Pave Your Own Path: Graph Gradual Domain Adaptation on Fused Gromov-Wasserstein Geodesics

TL;DR

This paper introduces Gadget, a novel graph domain adaptation framework that leverages Fused Gromov-Wasserstein geodesics to handle large distribution shifts in non-IID graph data, improving accuracy significantly.

Contribution

Gadget is the first GDA framework for non-IID graphs using FGW distance and geodesics, providing theoretical error bounds and an efficient path generation algorithm.

Findings

Improves graph DA accuracy by up to 6.8% on real datasets.

Derives error bounds showing target error proportional to path length.

Identifies FGW geodesic as the optimal adaptation path.

Abstract

Graph neural networks, despite their impressive performance, are highly vulnerable to distribution shifts on graphs.
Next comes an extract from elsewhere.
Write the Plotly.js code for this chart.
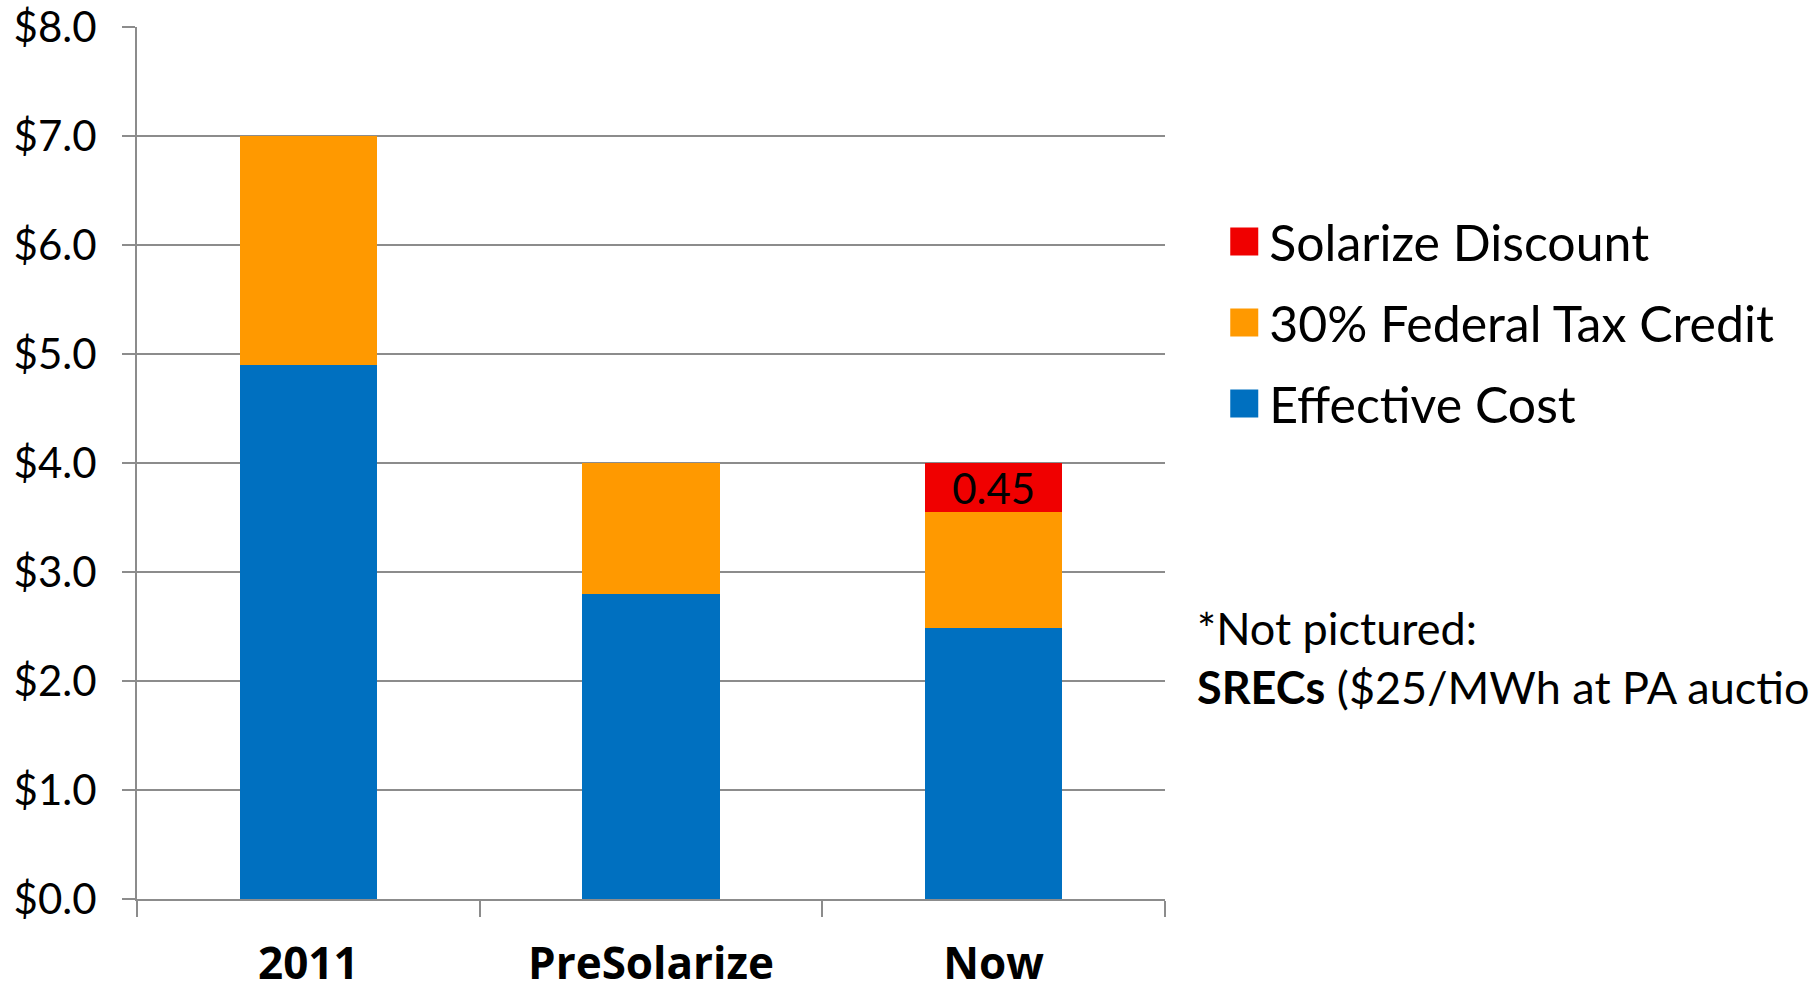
<!DOCTYPE html>
<html>
<head>
<meta charset="utf-8">
<script src="https://cdn.plot.ly/plotly-3.0.1.min.js"></script>
<style>html,body{margin:0;padding:0;background:#fff;}#chart{width:1809px;height:988px;}</style>
</head>
<body>
<div id="chart"></div>
<script>
const categories = ['2011', 'PreSolarize', 'Now'];
const effectiveCost = [4.9, 2.8, 2.485];
const taxCredit = [2.1, 1.2, 1.065];
const solarizeDiscount = [null, null, 0.45];
const discountLabels = ['', '', '0.45'];
const seriesNames = ['Effective Cost', '30% Federal Tax Credit', 'Solarize Discount'];
const seriesColors = ['#0070C0', '#FF9900', '#F00000'];
const yTickVals = [0, 1, 2, 3, 4, 5, 6, 7, 8];
const yTickText = ['$0.0', '$1.0', '$2.0', '$3.0', '$4.0', '$5.0', '$6.0', '$7.0', '$8.0'];
const footnoteLine1 = '*Not pictured:';
const footnoteBold = 'SRECs';
const footnoteRest = ' ($25/MWh at PA auction)';

const FONT = 'Lato, "Open Sans", sans-serif';
const XFONT = '"Open Sans", Lato, sans-serif';
const GRID = '#8C8C8C';

const traces = [
  {type: 'bar', x: categories, y: effectiveCost, name: seriesNames[0], legendgroup: 'a', legendrank: 3,
   marker: {color: seriesColors[0], line: {width: 0}}, hoverinfo: 'skip'},
  {type: 'bar', x: categories, y: taxCredit, name: seriesNames[1], legendgroup: 'b', legendrank: 2,
   marker: {color: seriesColors[1], line: {width: 0}}, hoverinfo: 'skip'},
  {type: 'bar', x: categories, y: solarizeDiscount, name: seriesNames[2], legendgroup: 'c', legendrank: 1,
   marker: {color: seriesColors[2], line: {width: 0}}, hoverinfo: 'skip',
   text: discountLabels, texttemplate: '%{text}', textposition: 'inside', insidetextanchor: 'middle',
   constraintext: 'none', textfont: {family: FONT, size: 42, color: '#000'}}
];

const layout = {
  width: 1809, height: 988,
  margin: {l: 137, r: 644, t: 27, b: 89, pad: 0},
  paper_bgcolor: '#fff', plot_bgcolor: '#fff',
  barmode: 'stack', bargap: 0.6,
  showlegend: true,
  legend: {
    xref: 'container', yref: 'container', x: 0.6751, y: 0.795, xanchor: 'left', yanchor: 'top',
    traceorder: 'grouped', tracegroupgap: 13, itemwidth: 38,
    font: {family: FONT, size: 50, color: '#000'}, bgcolor: 'rgba(0,0,0,0)', borderwidth: 0,
    itemclick: false, itemdoubleclick: false
  },
  xaxis: {
    type: 'category', range: [-0.5, 2.5], tickson: 'boundaries',
    ticks: 'outside', ticklen: 16, tickwidth: 2, tickcolor: GRID,
    showline: true, linecolor: GRID, linewidth: 2, showgrid: false, zeroline: false,
    tickfont: {family: XFONT, size: 44, color: '#000', weight: 'bold'},
    ticklabelstandoff: 25
  },
  yaxis: {
    range: [0, 8], tickvals: yTickVals, ticktext: yTickText,
    ticks: 'outside', ticklen: 13, tickwidth: 2, tickcolor: GRID,
    showline: true, linecolor: GRID, linewidth: 2,
    showgrid: true, gridcolor: GRID, gridwidth: 2, zeroline: false,
    tickfont: {family: FONT, size: 42, color: '#000'},
    ticklabelstandoff: 17
  },
  annotations: [{
    xref: 'paper', yref: 'paper', x: (1195 - 137) / (1809 - 137 - 644), y: (899 - 599) / 872,
    xanchor: 'left', yanchor: 'top', align: 'left', showarrow: false,
    text: footnoteLine1 + '<br><b>' + footnoteBold + '</b>' + footnoteRest,
    font: {family: FONT, size: 45, color: '#000'}
  }]
};

Plotly.newPlot('chart', traces, layout, {displayModeBar: false, staticPlot: true}).then(function () {
  document.querySelectorAll('.legend .legendpoints path').forEach(function (p) {
    p.setAttribute('d', 'M13,14H-15V-14H13Z');
  });
});
</script>
</body>
</html>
Existing graph domain adaptation (graph DA) methods often implicitly assume a mild shift between source and target graphs, limiting their applicability to real-world scenarios with large shifts. Gradual domain adaptation (GDA) has emerged as a promising approach for addressing large shifts by gradually adapting the source model to the target domain via a path of unlabeled intermediate domains. Existing GDA methods exclusively focus on independent and identically distributed (IID) data with a predefined path, leaving their extension to non-IID graphs without a given path an open challenge. To bridge this gap, we present Gadget, the first GDA framework for non-IID graph data. First (theoretical foundation), the Fused Gromov-Wasserstein (FGW) distance is adopted as the domain discrepancy for non-IID graphs, based on which, we derive an error bound on node, edge and graph-level tasks, showing that the target domain error is proportional to the length of the path. Second (optimal path), guided by the error bound, we identify the FGW geodesic as the optimal path, which can be efficiently generated by our proposed algorithm. The generated path can be seamlessly integrated with existing graph DA methods to handle large shifts on graphs, improving state-of-the-art graph DA methods by up to 6.8% in accuracy on real-world datasets.